For the analysis of the convergence of the suggested MDHMM training method mostly the same guidelines are valid as for the segmental K-means [Juang and Rabiner, 1990]. The difference between the segmental K-means and segmental SOM is the same as between the normal K-means [MacQueen, 1967] and the normal batch SOM [Kohonen, 1995] as analyzed in [Luttrell, 1990], for example. If the SOM neighborhood size is small enough to ensure the increase of the likelihood of the model in the parameter adaptation steps the direction of the convergence can be expected to be close to that in the segmental K-means. However, in this HMM training experiments the neighborhood radius of the segmental SOM is gradually decreased to zero and after that only the parameters of the best matching mixture is adapted with steps identical to the segmental K-means.
The models trained by SOM are not optimized to discriminate between different models. LVQ is used for that purpose to optimize the classification boundaries for the areas in the observation sequences, in which the models behave inappropriately, by tuning the density functions (see Section 3.3).

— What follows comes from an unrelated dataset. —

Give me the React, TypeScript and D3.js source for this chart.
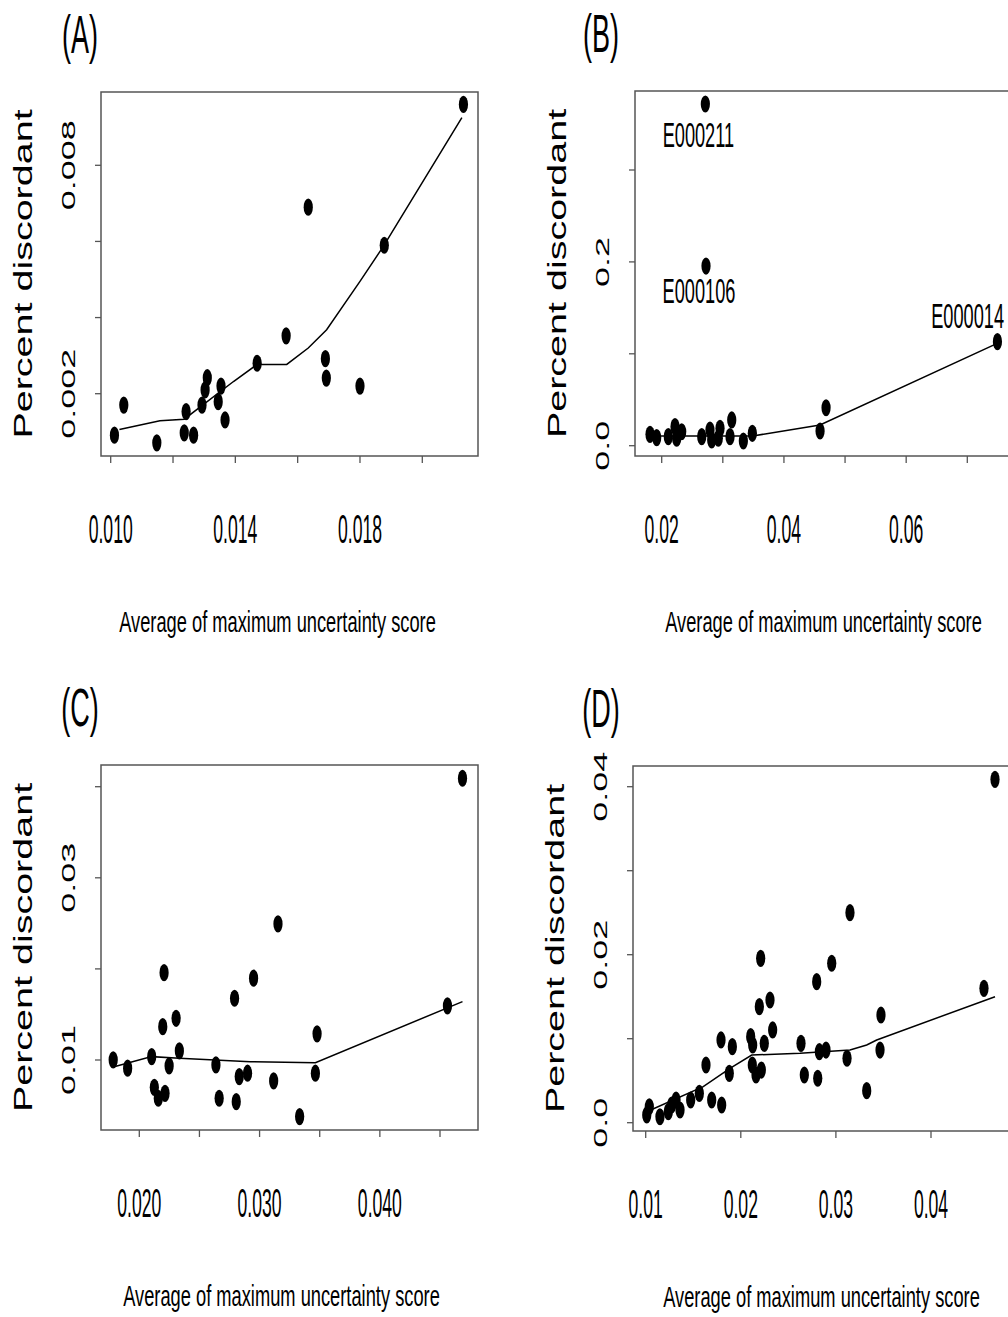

Like the SOM training with zero neighborhood, also the LVQ training forces the codebook to fold and loose its smoothness. The large-scale structure of the codebook is not, however, entirely broken preserving still some potential for smoothing and density approximations. Figure 4 illustrates the breaking of the codebook structure by the zero neighborhood training. The figure shows the values of the mixture Gaussians of a codebook organized into a 14x10 SOM grid for one randomly selected input vector.